Ryan, who was chief counsel for the House Energy and Commerce panel in the mid-1980s, is considered close with recently ousted Chairman John Dingell (D-Mich.).

MacKinnon is a former aide to Rep. Joe Barton (R-Texas), who was chairman of the committee when the GOP controlled Congress.

Ryan and MacKinnon are joined by Matthew Berzok, a former aide to Rep. Bart Stupak (D-Mich.), a member of the Energy and Commerce panel, and Joe Vasapoli, who worked at the Energy Department during the early 1990s under President George H.W. Bush.

The Ryan MacKinnon shop has added Nick Kolovos, a one-time aide to Rep. Anna Eshoo (D-Calif.). Kolovos was most recently vice president for government relations at the National Cable and Telecommunications Association.

“We have a long history in legislative practice, and we’re going to go about our business as we always have, providing sound advice and strong advocacy on behalf of our clients,” Ryan said.

Ryan, Phillips, Utrecht & MacKinnon had a long roster of lobbying clients — the majority of which had business before the commerce committees — registered last year with the House and Senate. Those clients included the Air Transport Association, Altria Group Inc., Blue Cross Blue Shield Association, Comcast Corp., CTIA-the Wireless Association, Edison Electric Institute, Entergy Corp., Southern Co., Genentech Inc. and Merck & Co.

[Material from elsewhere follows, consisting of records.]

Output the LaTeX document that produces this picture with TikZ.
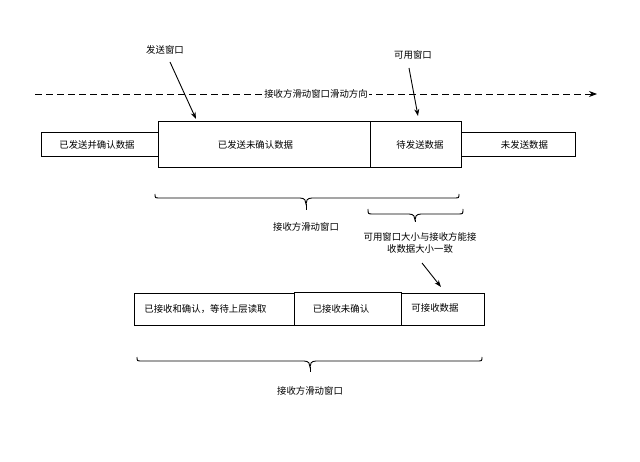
\documentclass[tikz,border=0pt]{standalone}
\usepackage{fontspec}
\setmainfont{Noto Sans CJK SC}
\usetikzlibrary{arrows.meta}
% #1 left x, #2 right x, #3 middle x, #4 end y, #5 line y, #6 tip y
\newcommand{\mybrace}[6]{%
  \draw[line width=0.9pt] (#1,#4) .. controls (#1,#5) .. ({#1+5},#5) -- ({#3-6},#5)
    .. controls ({#3-1},#5) and (#3,{#5+3}) .. (#3,{#5+6})
    .. controls (#3,{#5+3}) and ({#3+1},#5) .. ({#3+6},#5) -- ({#2-5},#5)
    .. controls (#2,#5) .. (#2,#4);
  \draw[line width=0.9pt] (#3,{#5+6}) -- (#3,#6);}
\begin{document}
\begin{tikzpicture}[x=1pt,y=-1pt,
  box/.style={draw,line width=0.9pt,inner sep=0pt,anchor=north west},
  lbl/.style={font=\fontsize{9.4}{11}\selectfont,inner sep=1pt},
  arr/.style={line width=0.9pt,-{Stealth[length=7pt,width=5pt]}}]
\useasboundingbox (0,0) rectangle (640,462);
% dashed direction line
\coordinate (ds) at (35,94);
\coordinate (de) at (597,94);
\draw[line width=0.9pt,dash pattern=on 7pt off 4pt,-{Stealth[length=8pt,width=6pt]}] (ds) -- (de);
\node[lbl,fill=white] (dir) at (316,94) {接收方滑动窗口滑动方向};
% sender boxes
\node[box,minimum width=117pt,minimum height=24pt] (b1) at (41,132) {};
\node[lbl] at ([xshift=-3pt]b1.center) {已发送并确认数据};
\node[box,minimum width=212pt,minimum height=46pt] (b2) at (158,121) {};
\node[lbl] at ([xshift=-9pt]b2.center) {已发送未确认数据};
\node[box,minimum width=91pt,minimum height=46pt] (b3) at (370,121) {};
\node[lbl] at ([xshift=4pt]b3.center) {待发送数据};
\node[box,minimum width=114pt,minimum height=24pt] (b4) at (461,132) {};
\node[lbl] at ([xshift=6pt]b4.center) {未发送数据};
% labels with arrows
\node[lbl] (sw) at (165,50) {发送窗口};
\coordinate (swt) at (196,119);
\draw[arr] (170,62) -- (swt);
\node[lbl] (aw) at (413,55) {可用窗口};
\coordinate (awt) at (418,116);
\draw[arr] (409,68) -- (awt);
% braces
\mybrace{155}{459}{306}{194}{198}{210}
\node[lbl] (rw1) at (306,227) {接收方滑动窗口};
\mybrace{368}{463}{415}{209}{214}{222}
\node[lbl,align=center,font=\fontsize{9.4}{12}\selectfont] (note) at (420,243) {可用窗口大小与接收方能接\\收数据大小一致};
\coordinate (nt) at (441,287);
\draw[arr] (422,263) -- (nt);
% receiver boxes
\node[box,minimum width=160pt,minimum height=32pt] (r1) at (134,293) {};
\node[lbl] at ([xshift=-9pt]r1.center) {已接收和确认，等待上层读取};
\node[box,minimum width=107pt,minimum height=33pt] (r2) at (294,292) {};
\node[lbl] at ([xshift=-7pt]r2.center) {已接收未确认};
\node[box,minimum width=83pt,minimum height=32pt] (r3) at (401,293) {};
\node[lbl] at ([xshift=-8pt,yshift=2pt]r3.center) {可接收数据};
\mybrace{137}{482}{310}{357}{361}{372}
\node[lbl] (rw2) at (310,391) {接收方滑动窗口};
\end{tikzpicture}
\end{document}
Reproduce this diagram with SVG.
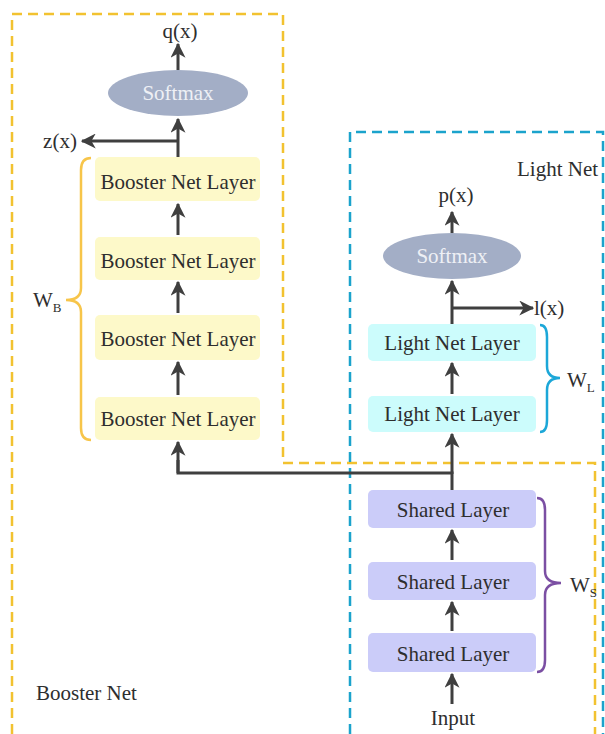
<svg xmlns="http://www.w3.org/2000/svg" width="605" height="734" viewBox="0 0 605 734">
<style>
text{font-family:"Liberation Serif","Times New Roman",serif;fill:#2e2e2e;font-size:21px}
.c{text-anchor:middle}
.sm{fill:#eef0f5}
.bb{fill:#fdf9c9}
.lb{fill:#ccfcfc}
.sb{fill:#cbccf9}
.el{fill:#a3aec6}
.ar{stroke:#3f3f3f;stroke-width:3;fill:none}
.arh{stroke:#3f3f3f;stroke-width:3;fill:none;marker-end:url(#ah)}
.dy{stroke:#f2c230;stroke-width:2.5;fill:none;stroke-dasharray:10 6}
.db{stroke:#1ba3cc;stroke-width:2.5;fill:none;stroke-dasharray:10 6}
.br{fill:none;stroke-width:2.5}
.sub{font-size:13px}
</style>
<defs>
<marker id="ah" viewBox="0 0 12 12" refX="11" refY="6" markerWidth="5" markerHeight="5" orient="auto" markerUnits="strokeWidth">
<path d="M0,0 L12,6 L0,12 L3.5,6 z" fill="#3f3f3f"/>
</marker>
</defs>
<rect width="605" height="734" fill="#ffffff"/>
<g id="booster-net-frame">
<path class="dy" d="M12,734 L12,14 L283,14 L283,463 L595,463 L595,734"/>
<text x="36" y="700">Booster Net</text>
</g>
<g id="light-net-frame">
<path class="db" d="M350,734 L350,132 L603,132 L603,734"/>
<text x="517" y="176">Light Net</text>
</g>
<g id="connectors">
<path class="arh" d="M178,70 L178,44"/>
<path class="ar" d="M178,157 L178,141"/>
<path class="arh" d="M178,141 L178,119"/>
<path class="arh" d="M178,141 L82,141"/>
<path class="arh" d="M178,235 L178,204"/>
<path class="arh" d="M178,313 L178,282"/>
<path class="arh" d="M178,395 L178,362"/>
<path class="ar" d="M452,490 L452,473 L178,473 L178,460"/>
<path class="arh" d="M178,473 L178,442"/>
<path class="arh" d="M452,474 L452,434"/>
<path class="arh" d="M452,394 L452,363"/>
<path class="ar" d="M452,324 L452,308"/>
<path class="arh" d="M452,308 L452,281"/>
<path class="arh" d="M452,308 L533,308"/>
<path class="arh" d="M452,233 L452,212"/>
<path class="arh" d="M452,560 L452,530"/>
<path class="arh" d="M452,631 L452,602"/>
<path class="arh" d="M452,704 L452,674"/>
</g>
<g id="q-out"><text class="c" x="180" y="38">q(x)</text></g>
<g id="z-out"><text class="c" x="60" y="148">z(x)</text></g>
<g id="booster-softmax">
<ellipse class="el" cx="178" cy="93" rx="70" ry="23"/>
<text class="c sm" x="178" y="100">Softmax</text>
</g>
<g id="booster-layer-1"><rect class="bb" x="95" y="157" width="165" height="44" rx="5"/><text class="c" x="178" y="189">Booster Net Layer</text></g>
<g id="booster-layer-2"><rect class="bb" x="95" y="237" width="165" height="43" rx="5"/><text class="c" x="178" y="268">Booster Net Layer</text></g>
<g id="booster-layer-3"><rect class="bb" x="95" y="315" width="165" height="45" rx="5"/><text class="c" x="178" y="346">Booster Net Layer</text></g>
<g id="booster-layer-4"><rect class="bb" x="95" y="397" width="165" height="43" rx="5"/><text class="c" x="178" y="426">Booster Net Layer</text></g>
<g id="wb-brace">
<path class="br" stroke="#f7c54a" d="M91,158 Q81,158 81,170 L81,288 Q81,300 66,300 Q81,300 81,312 L81,428 Q81,440 91,440"/>
<text x="33" y="307">W<tspan class="sub" dy="5">B</tspan></text>
</g>
<g id="p-out"><text class="c" x="456" y="202">p(x)</text></g>
<g id="l-out"><text x="534" y="315">l(x)</text></g>
<g id="light-softmax">
<ellipse class="el" cx="452" cy="256" rx="69" ry="23"/>
<text class="c sm" x="452" y="263">Softmax</text>
</g>
<g id="light-layer-1"><rect class="lb" x="368" y="324" width="168" height="37" rx="5"/><text class="c" x="452" y="350">Light Net Layer</text></g>
<g id="light-layer-2"><rect class="lb" x="368" y="396" width="168" height="36" rx="5"/><text class="c" x="452" y="421">Light Net Layer</text></g>
<g id="wl-brace">
<path class="br" stroke="#1ca7d8" d="M540,325 Q547,325 547,337 L547,366 Q547,378 560,378 Q547,378 547,390 L547,420 Q547,432 540,432"/>
<text x="567" y="387">W<tspan class="sub" dy="5">L</tspan></text>
</g>
<g id="shared-layer-1"><rect class="sb" x="368" y="490" width="168" height="38" rx="5"/><text class="c" x="453" y="517">Shared Layer</text></g>
<g id="shared-layer-2"><rect class="sb" x="368" y="562" width="168" height="38" rx="5"/><text class="c" x="453" y="589">Shared Layer</text></g>
<g id="shared-layer-3"><rect class="sb" x="368" y="633" width="168" height="39" rx="5"/><text class="c" x="453" y="661">Shared Layer</text></g>
<g id="ws-brace">
<path class="br" stroke="#7b4fa3" d="M537,498 Q545,498 545,510 L545,571 Q545,583 561,583 Q545,583 545,595 L545,660 Q545,672 537,672"/>
<text x="570" y="592">W<tspan class="sub" dy="5">S</tspan></text>
</g>
<g id="input"><text class="c" x="453" y="725">Input</text></g>
</svg>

On the campaign law side, Utrecht recently represented Sen. Hillary Rodham Clinton’s (D-N.Y.) presidential campaign and was counsel to the Clinton-Gore campaigns and to Al Gore’s White House effort in 2000.

Phillips previously worked for then-Sen. Ted Stevens (R-Alaska), who recently lost a re-election bid after being convicted of felony ethics violations.

Phillips said his new firm is planning to hire two to three people, most likely Democrats.